Task to carry out: Locate all lines with the word "that" and copy them out.

# Start of Task data

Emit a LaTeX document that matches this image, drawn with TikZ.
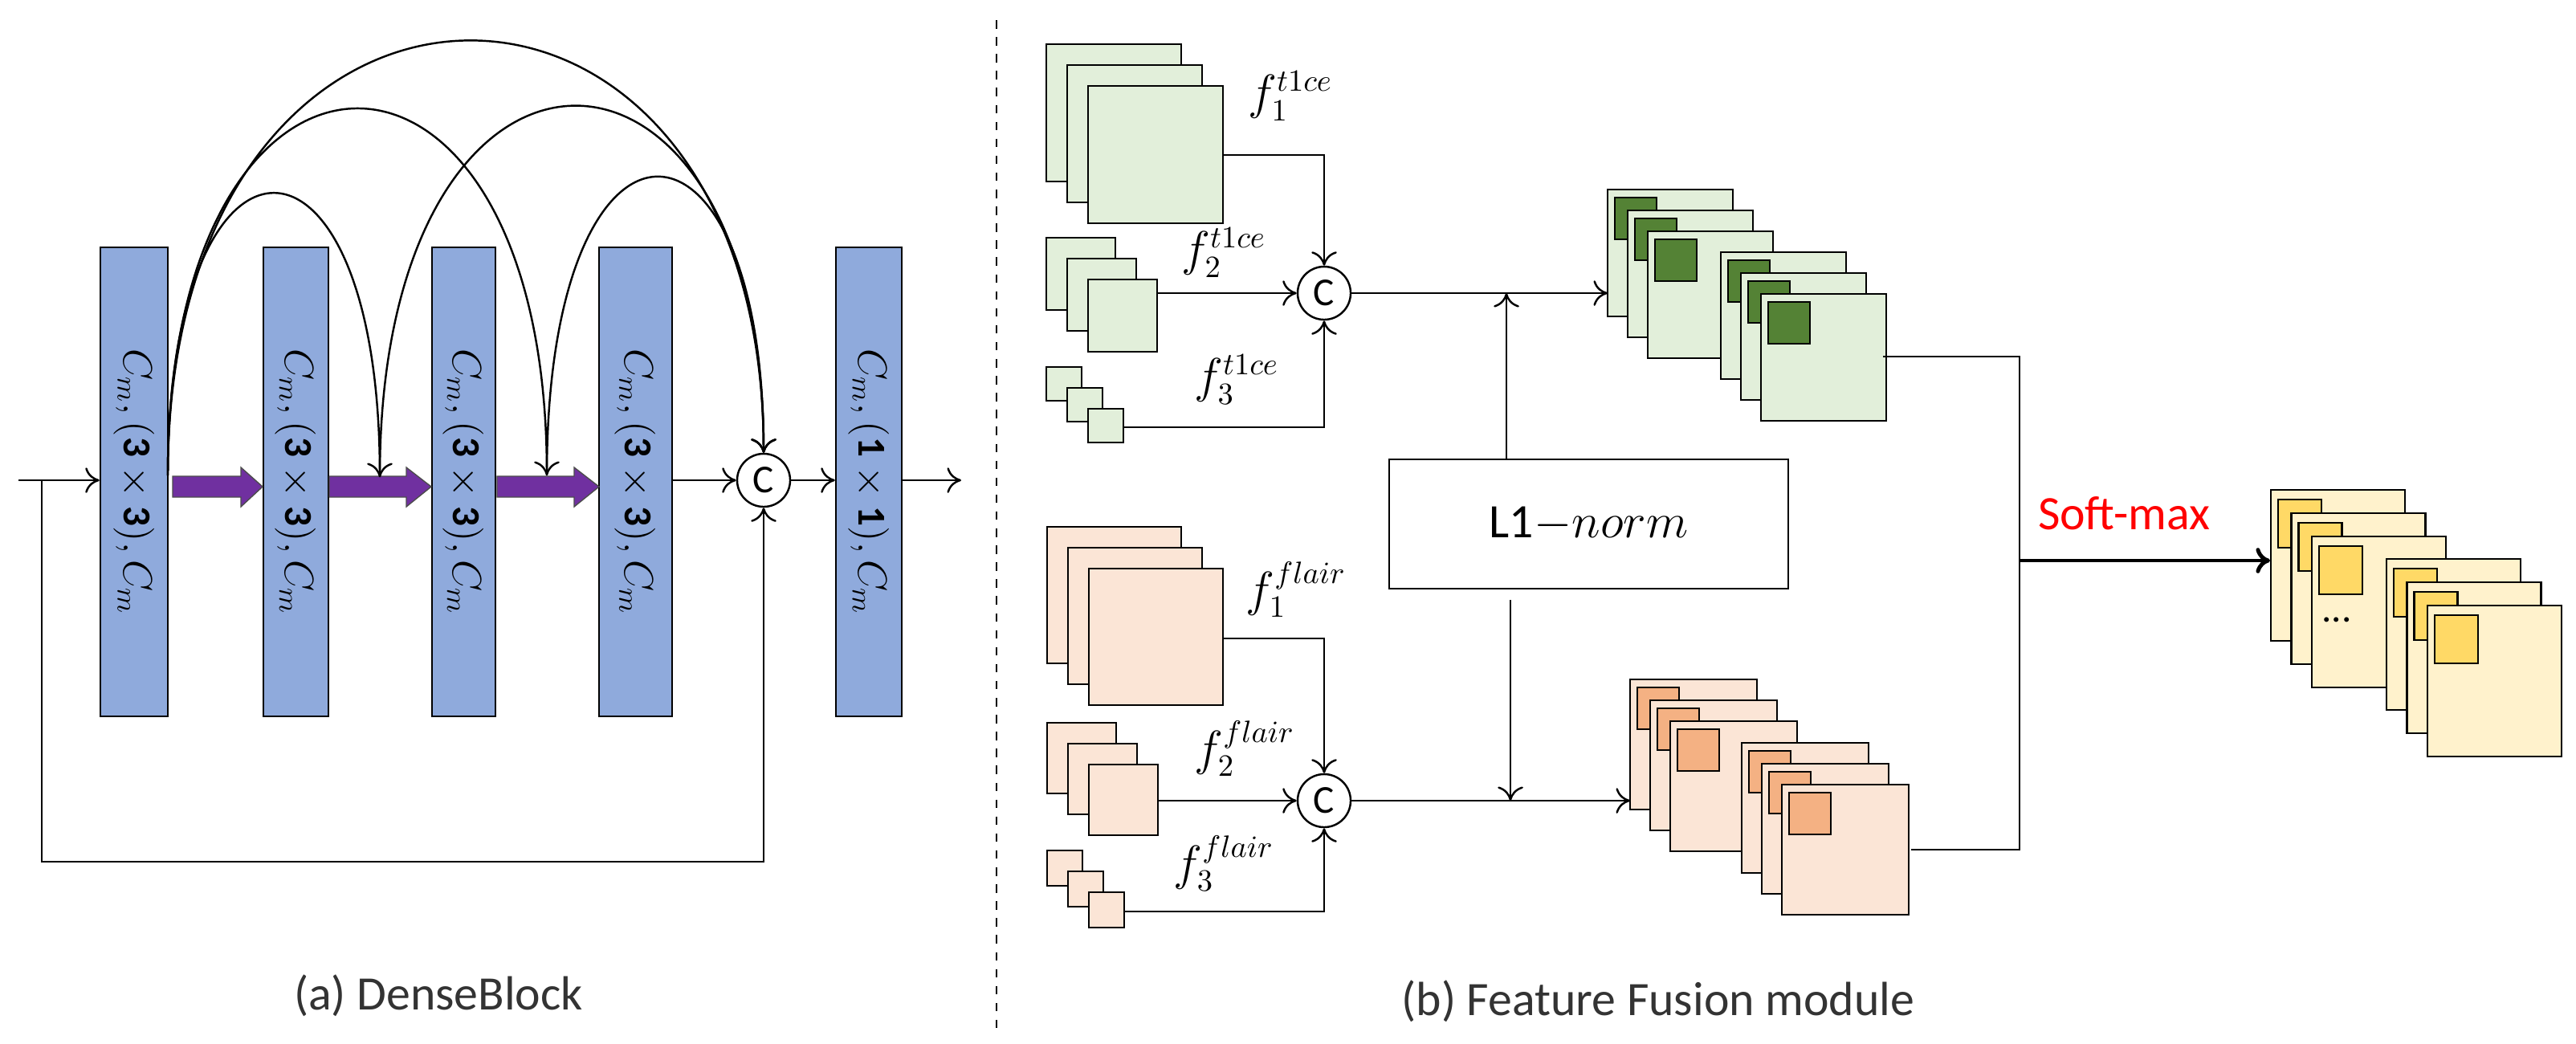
\documentclass[tikz,border=0pt]{standalone}
\usepackage{fontspec}
\setmainfont{Carlito}
\usepackage{amsmath}
\usetikzlibrary{arrows.meta}
\definecolor{barblue}{HTML}{8FAADC}
\definecolor{purp}{HTML}{7030A0}
\definecolor{gl}{HTML}{E2EFDA}
\definecolor{gd}{HTML}{548235}
\definecolor{ol}{HTML}{FBE5D6}
\definecolor{od}{HTML}{F4B183}
\definecolor{yl}{HTML}{FFF2CC}
\definecolor{yd}{HTML}{FFD966}
\begin{document}
\begin{tikzpicture}[x=0.01cm,y=-0.01cm,line width=0.7pt,
  >={To[length=5pt,width=9pt]},
  bar/.style={draw,fill=barblue,minimum width=#1*0.01cm,minimum height=5.84cm,inner sep=0},
  cat/.style={draw,circle,fill=white,minimum size=0.66cm,inner sep=0,font=\fontsize{14}{14}\selectfont},
  btxt/.style={rotate=-90,font=\fontsize{14}{14}\selectfont},
  pa/.style={fill=purp,draw=black!70,line width=0.4pt},
  fl/.style={font=\fontsize{16}{16}\selectfont},
  captxt/.style={font=\fontsize{17}{17}\selectfont,text=black!80}]
\useasboundingbox (0,0) rectangle (3208,1299);
% ---------------- (a) DenseBlock
\node[bar=84] (b1) at (167,600) {};
\node[bar=81] (b2) at (368.5,600) {};
\node[bar=79] (b3) at (577.5,600) {};
\node[bar=91] (b4) at (791.5,600) {};
\node[bar=82] (b5) at (1082,600) {};
\foreach \b in {b1,b2,b3,b4}{\node[btxt] at (\b) {$C_m,(\mathbf{3\times3}),C_m$};}
\node[btxt] at (b5) {$C_m,(\mathbf{1\times1}),C_m$};
\node[cat] (ca) at (951,598) {C};
% purple arrows
\draw[pa] (215,593)--(300,593)--(300,582)--(327,606)--(300,631)--(300,619)--(215,619)--cycle;
\draw[pa] (410,593)--(506,593)--(506,582)--(537,606)--(506,631)--(506,619)--(410,619)--cycle;
\draw[pa] (619,593)--(715,593)--(715,582)--(746,606)--(715,631)--(715,619)--(619,619)--cycle;
\coordinate (in) at (23,598);
\coordinate (lp) at (52,598);
\coordinate (lp2) at (52,1073);
\coordinate (lp3) at (951,1073);
\coordinate (p1) at (209,592);
\coordinate (q2) at (473,594);
\coordinate (q3) at (681,592);
\coordinate (out) at (1197,598);
\draw[->] (in) -- (b1.west |- in);
\draw[->] (lp) -- (lp2) -- (lp3) -- (ca.south);
\draw[->] (b4.east |- ca) -- (ca.west);
\draw[->] (ca.east) -- (b5.west |- ca);
\draw[->] (b5.east |- ca) -- (out);
\draw[->] (p1) .. controls (209,123) and (473,123) .. (q2);
\draw[->] (p1) .. controls (209,-17) and (681,-17) .. (q3);
\draw[->] (p1) .. controls (209,-125) and (951,-125) .. (ca.north);
\draw[->] (q2) .. controls (473,-17) and (951,-17) .. (ca.north);
\draw[->] (q3) .. controls (681,101) and (951,101) .. (ca.north);
\node[captxt] (capa) at (546,1240) {(a) DenseBlock};
% divider
\draw[dashed,line width=0.6pt] (1241,25) -- (1241,1280);
% ---------------- (b) feature fusion
\newcommand\mystack[6]{% x y w h fill name
  \foreach \k in {0,1,2}{\draw[fill=#5] ({#1+26*\k},{#2+26*\k}) rectangle ++(#3,#4);}
  \coordinate (#6) at ({#1+52+#3},{#2+52});}
% green inputs
\mystack{1303}{55}{168}{171}{gl}{g1}
\mystack{1303}{296}{86}{90}{gl}{g2}
\mystack{1303}{457}{44}{42}{gl}{g3}
\node[cat] (cg) at (1649,365) {C};
\draw[->] (1523,193) -- (1649,193) -- (cg.north);
\draw[->] (1441,365) -- (cg.west);
\draw[->] (1399,532) -- (1649,532) -- (cg.south);
\node[fl] at (1607,120) {$f_1^{t1ce}$};
\node[fl] at (1524,315) {$f_2^{t1ce}$};
\node[fl] at (1540,473) {$f_3^{t1ce}$};
% orange inputs
\mystack{1304}{656}{167}{170}{ol}{o1}
\mystack{1304}{900}{86}{88}{ol}{o2}
\mystack{1304}{1059}{44}{44}{ol}{o3}
\node[cat] (co) at (1649,997) {C};
\draw[->] (1523,795) -- (1649,795) -- (co.north);
\draw[->] (1441,997) -- (co.west);
\draw[->] (1399,1135) -- (1649,1135) -- (co.south);
\node[fl] at (1614,734) {$f_1^{flair}$};
\node[fl] at (1550,932) {$f_2^{flair}$};
\node[fl] at (1524,1075) {$f_3^{flair}$};
% L1 norm
\node[draw,minimum width=4.97cm,minimum height=1.61cm,font=\fontsize{17}{17}\selectfont] (l1) at (1978.5,652.5) {L1$-norm$};
\draw[->] (1876,572) -- (1876,365);
\draw[->] (1881,747) -- (1881,997);
% outputs
\newcommand\outstack[9]{% x y w h light dark gx gy innerh
  \foreach \g in {0,1}{\foreach \k in {0,1,2}{
    \draw[fill=#5] ({#1+\g*#7+25*\k},{#2+\g*#8+26*\k}) rectangle ++(#3,#4);
    \draw[fill=#6] ({#1+\g*#7+25*\k+9},{#2+\g*#8+26*\k+10}) rectangle ++(52,#9);}}}
\draw[->] (cg.east) -- (2002,365);
\draw[->] (co.east) -- (2030,997);
\outstack{2002}{236}{156}{158}{gl}{gd}{141}{78}{52}
\outstack{2030}{846}{158}{162}{ol}{od}{139}{79}{52}
\draw (2345,444) -- (2515,444) -- (2515,1058) -- (2380,1058);
% yellow result
\foreach \g in {0,1}{\foreach \k in {0,1,2}{
  \draw[fill=yl] ({2828+\g*144+25.5*\k},{610+\g*86+29*\k}) rectangle ++(167,188);
  \draw[fill=yd] ({2828+\g*144+25.5*\k+9},{610+\g*86+29*\k+12}) rectangle ++(54,60);}}
\node[font=\fontsize{14}{14}\selectfont] at (2910,772) {...};
\coordinate (sm) at (2515,698);
\draw[->,line width=1.4pt] (sm) -- (2827,698);
\node[font=\fontsize{17}{17}\selectfont,text=red] (smx) at (2645,639) {Soft-max};
\node[captxt] (capb) at (2065,1247) {(b) Feature Fusion module};
\end{tikzpicture}
\end{document}
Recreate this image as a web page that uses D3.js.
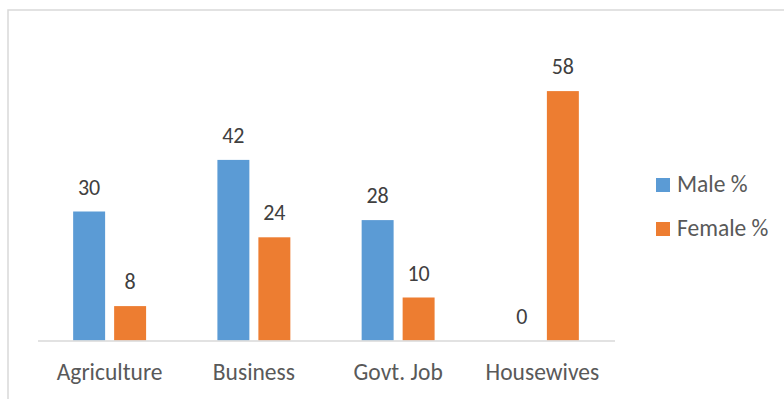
<!DOCTYPE html>
<html>
<head>
<meta charset="utf-8">
<script src="https://cdn.jsdelivr.net/npm/d3@7"></script>
<style>
  html, body { margin: 0; padding: 0; background: #fff; }
  svg { display: block; font-family: Carlito, Calibri, Lato, "Open Sans", sans-serif; }
</style>
</head>
<body>
<svg id="chart" width="784" height="399"></svg>
<script>
// Occupation distribution by gender (%)
const categories = ["Agriculture", "Business", "Govt. Job", "Housewives"];
const seriesNames = ["Male %", "Female %"];
const maleValues = [30, 42, 28, 0];
const femaleValues = [8, 24, 10, 58];
const colors = ["#5B9BD5", "#ED7D31"];

const svg = d3.select("#chart");

// outer chart frame
svg.append("rect")
  .attr("x", 8).attr("y", 10)
  .attr("width", 800).attr("height", 420)
  .attr("fill", "none")
  .attr("stroke", "#d9d9d9")
  .attr("stroke-width", 1.5);

const x0 = d3.scaleBand().domain(categories).range([37.5, 614.5]).padding(0);
const x1 = d3.scaleBand().domain(seriesNames).range([0, x0.bandwidth()])
  .paddingInner(0.22).paddingOuter(0.87);
const y = d3.scaleLinear().domain([0, 70]).range([340.5, 39.5]);

const rows = categories.map((c, i) => ({
  category: c,
  values: [maleValues[i], femaleValues[i]]
}));

const groups = svg.append("g").selectAll("g")
  .data(rows).join("g")
  .attr("transform", d => `translate(${x0(d.category)},0)`);

groups.selectAll("rect")
  .data(d => d.values.map((v, j) => ({ name: seriesNames[j], value: v, j })))
  .join("rect")
  .attr("x", d => x1(d.name))
  .attr("width", x1.bandwidth())
  .attr("y", d => y(d.value))
  .attr("height", d => y(0) - y(d.value))
  .attr("fill", d => colors[d.j]);

groups.selectAll("text.val")
  .data(d => d.values.map((v, j) => ({ name: seriesNames[j], value: v })))
  .join("text")
  .attr("class", "val")
  .attr("x", d => x1(d.name) + x1.bandwidth() / 2)
  .attr("y", d => y(d.value) - 17)
  .attr("text-anchor", "middle")
  .attr("font-size", 22)
  .attr("fill", "#404040")
  .text(d => d.value);

// category axis
const xAxis = svg.append("g")
  .attr("transform", `translate(0,${y(0)})`)
  .call(d3.axisBottom(x0).tickSize(0));
xAxis.select(".domain").attr("stroke", "#d9d9d9").attr("stroke-width", 1.5);
xAxis.selectAll("text")
  .attr("y", 39.5)
  .attr("dy", 0)
  .attr("font-size", 23.5)
  .attr("fill", "#595959")
  .attr("font-family", "Carlito, Calibri, Lato, 'Open Sans', sans-serif");

// legend
const legend = svg.append("g").selectAll("g")
  .data(seriesNames).join("g")
  .attr("transform", (d, i) => `translate(656,${178 + i * 44})`);
legend.append("rect")
  .attr("width", 14).attr("height", 14)
  .attr("fill", (d, i) => colors[i]);
legend.append("text")
  .attr("x", 21).attr("y", 13.5)
  .attr("font-size", 23.5)
  .attr("fill", "#595959")
  .text(d => d);
</script>
</body>
</html>
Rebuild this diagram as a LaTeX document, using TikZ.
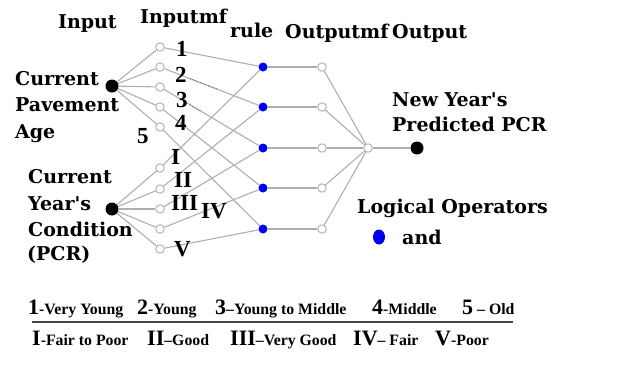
\documentclass[tikz,border=0pt]{standalone}
\usepackage{fontspec}
\setmainfont{DejaVu Serif}[Ligatures=TeXOff]
\newfontfamily\nfont{Liberation Serif}
\usetikzlibrary{shapes.geometric,backgrounds,calc}
\definecolor{ln}{RGB}{175,175,175}
\definecolor{rb}{RGB}{0,0,240}
\definecolor{dk}{RGB}{70,70,70}
\newcommand\BN[1]{{\fontsize{22}{22}\selectfont #1}}
\begin{document}
\begin{tikzpicture}[x=1pt,y=-1pt,
 mf/.style={circle,draw=ln,fill=white,line width=0.9pt,minimum size=8.5pt,inner sep=0pt},
 rl/.style={circle,fill=rb,minimum size=9pt,inner sep=0pt},
 inp/.style={circle,fill=black,minimum size=13pt,inner sep=0pt},
 wire/.style={ln,line width=1.1pt},
 lbl/.style={font=\fontsize{19}{19}\selectfont\bfseries,inner sep=0pt,anchor=base west},
 num/.style={font=\fontsize{23}{23}\selectfont\nfont\bfseries,inner sep=0pt,anchor=base west},
 leg/.style={font=\fontsize{15.8}{16}\selectfont\nfont\bfseries,inner sep=0pt,anchor=base west}
]
\path[use as bounding box] (0,0) rectangle (619,365);

% input nodes
\node[inp] (in1) at (112,86) {};
\node[inp] (in2) at (112,209) {};
% input mf
\foreach \i/\y in {1/47,2/67,3/87,4/107,5/127} {\node[mf] (a\i) at (160,\y) {};}
\foreach \i/\y in {1/168,2/189,3/209,4/229,5/249} {\node[mf] (b\i) at (160,\y) {};}
% rules and output mf
\foreach \i/\y in {1/67,2/107,3/148,4/188,5/229} {
  \node[rl] (r\i) at (263,\y) {};
  \node[mf] (o\i) at (322,\y) {};
}
\node[mf] (agg) at (368,148) {};
\node[inp] (out) at (417,148) {};

\begin{scope}[on background layer]
\foreach \i in {1,...,5} {
  \draw[wire] (in1) -- (a\i);
  \draw[wire] (in2) -- (b\i);
  \draw[wire] (a\i) -- (r\i);
  \draw[wire] (b\i) -- (r\i);
  \draw[wire] (r\i) -- (o\i);
  \draw[wire] (o\i) -- (agg);
}
\draw[wire] (agg) -- (out);
\draw[dk,dotted,line width=0.8pt] ($(a2)!0.29!(r2)$) -- ($(a2)!0.55!(r2)$);
\draw[dk,dotted,line width=0.8pt] ($(a3)!0.29!(r3)$) -- ($(a3)!0.39!(r3)$);
\end{scope}

% headers
\node[lbl] (h1) at (58,28) {Input};
\node[lbl] (h2) at (140,23) {Inputmf};
\node[lbl] (h3) at (230,37) {rule};
\node[lbl] (h4) at (285,38) {Outputmf};
\node[lbl] (h5) at (392,38) {Output};

% input labels
\node[lbl] (t1) at (15,85) {Current};
\node[lbl] (t2) at (15,111) {Pavement};
\node[lbl] (t3) at (15,138) {Age};
\node[lbl] (t4) at (28,183) {Current};
\node[lbl] (t5) at (28,210) {Year's};
\node[lbl] (t6) at (28,236) {Condition};
\node[lbl] (t7) at (27,260) {(PCR)};

\node[lbl] (t8) at (392,106) {New Year's};
\node[lbl] (t9) at (392,131) {Predicted PCR};
\node[lbl] (t10) at (357,213) {Logical Operators};
\node[ellipse,fill=rb,minimum width=12pt,minimum height=15pt,inner sep=0pt] (lgd) at (379,237) {};
\node[lbl] (t11) at (402,244) {and};

% mf labels
\node[num] (n1) at (176,56) {1};
\node[num] (n2) at (175,82) {2};
\node[num] (n3) at (176,107) {3};
\node[num] (n4) at (175,130) {4};
\node[num] (n5) at (137,143) {5};
\node[num] (m1) at (171,164) {I};
\node[num] (m2) at (174,187) {II};
\node[num] (m3) at (171,210) {III};
\node[num] (m4) at (201,218) {IV};
\node[num] (m5) at (174,256) {V};

% legend
\coordinate (la) at (32,322);
\coordinate (lb) at (513,322);
\draw[dk,line width=1.8pt] (la) -- (lb);
\node[leg] (g1) at (28,314) {\BN{1}-Very Young};
\node[leg] (g2) at (137,314) {\BN{2}-Young};
\node[leg] (g3) at (215,314) {\BN{3}\textendash Young to Middle};
\node[leg] (g4) at (372,314) {\BN{4}-Middle};
\node[leg] (g5) at (462,314) {\BN{5} \textendash\ Old};
\node[leg] (k1) at (32,345) {\BN{I}-Fair to Poor};
\node[leg] (k2) at (147,345) {\BN{II}\textendash Good};
\node[leg] (k3) at (230,345) {\BN{III}\textendash Very Good};
\node[leg] (k4) at (353,345) {\BN{IV}\textendash\ Fair};
\node[leg] (k5) at (435,345) {\BN{V}-Poor};
\end{tikzpicture}
\end{document}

# End of Task data

Reply to the task:
Emit a LaTeX document that matches this image, drawn with TikZ.
Recreate this image as a web page that uses D3.js.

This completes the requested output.